The last steps here take the base query set and either convert it into a "graph query set", or a "totals query set".

apply_sorting + apply_ordering

This makes sure we're ordering by the chosen value in the query params. Because we can have dynamically added fields, we need to tell Tastypie and Django it's ok and then build that part of the queryset.

inner_to_straight

Custom function to force all joins to be "straight" where it makes sense. This is to by-pass SQL's engine optimiser that we've had issues with previously. The way we build our querysets usually means we're ok to ignore the engine and join on the indexe we want, in the order we've chosen.

full_dehydrate

Here we format all row's of data by calling format_row which in turn calls format_field, which will call format on each field.
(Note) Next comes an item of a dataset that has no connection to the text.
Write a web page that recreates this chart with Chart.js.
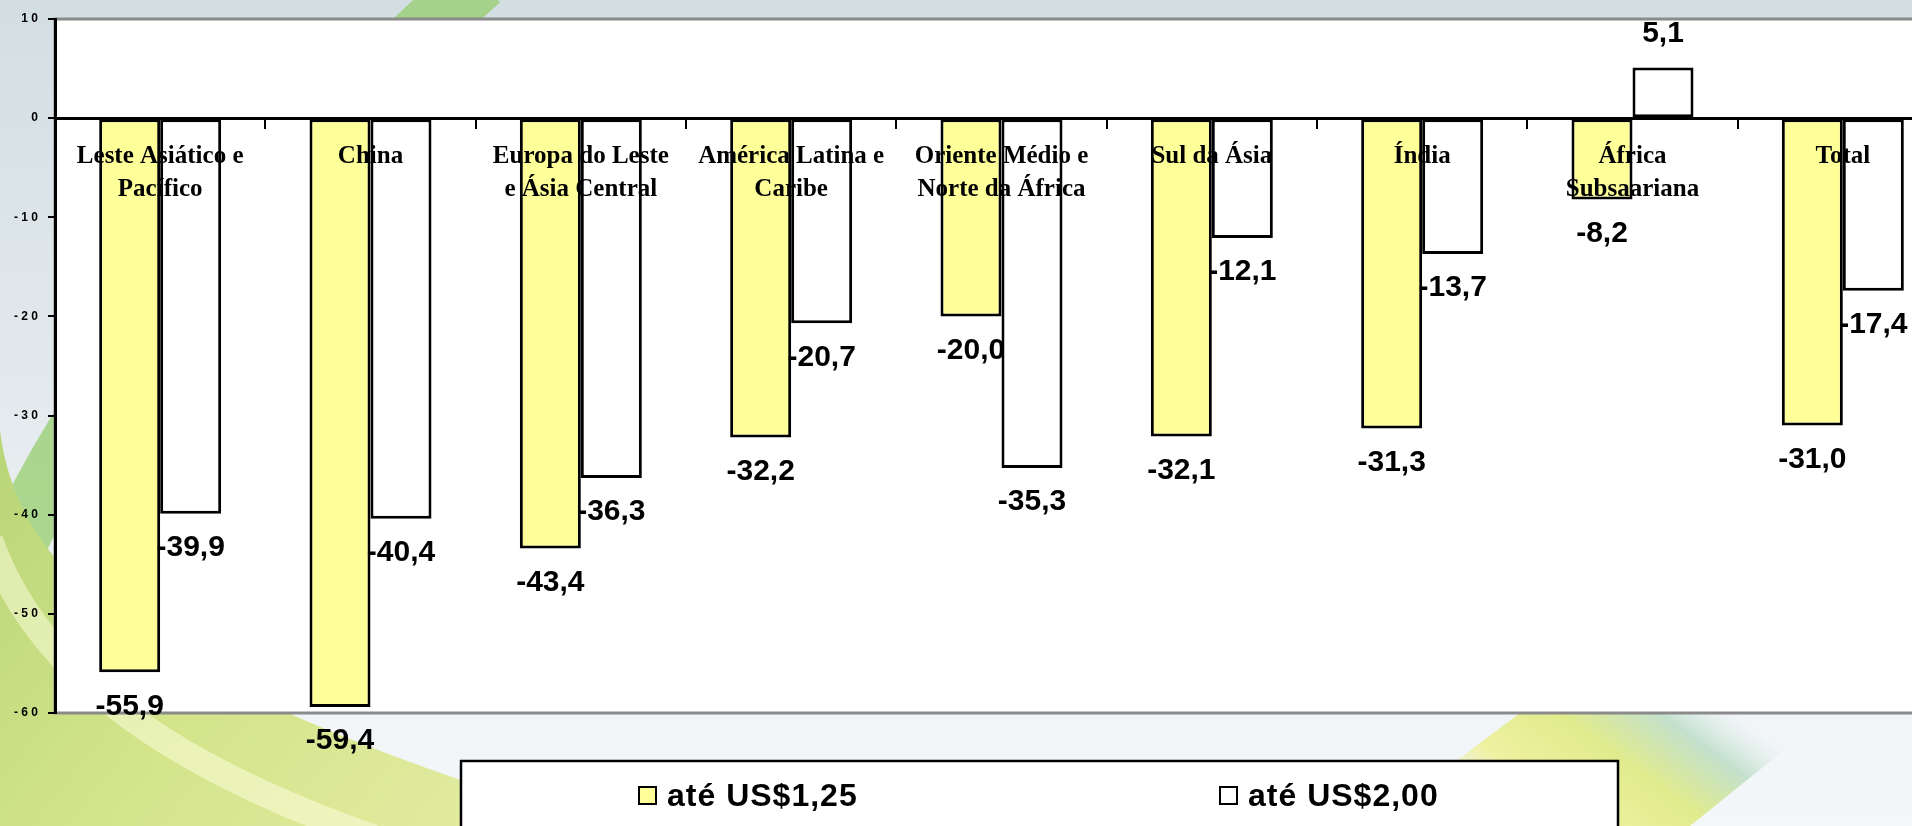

See backend/api/fields.py for each field's format() functionality.
The idea here is if we're using a standard field, for example bool, make sure we're returning it correctly formatted, and if there's anything missing format_field will attemtp to make sure its pythonic in some way, and format_row will make sure we're not returning None.

format_field_total

Called when we're about to format and return the totals data. This is custom and done separate to the complete Tastypie flow - and so we dont hit full_dehydrate as normal. It follows the same principals and attempts to call format_total on each field.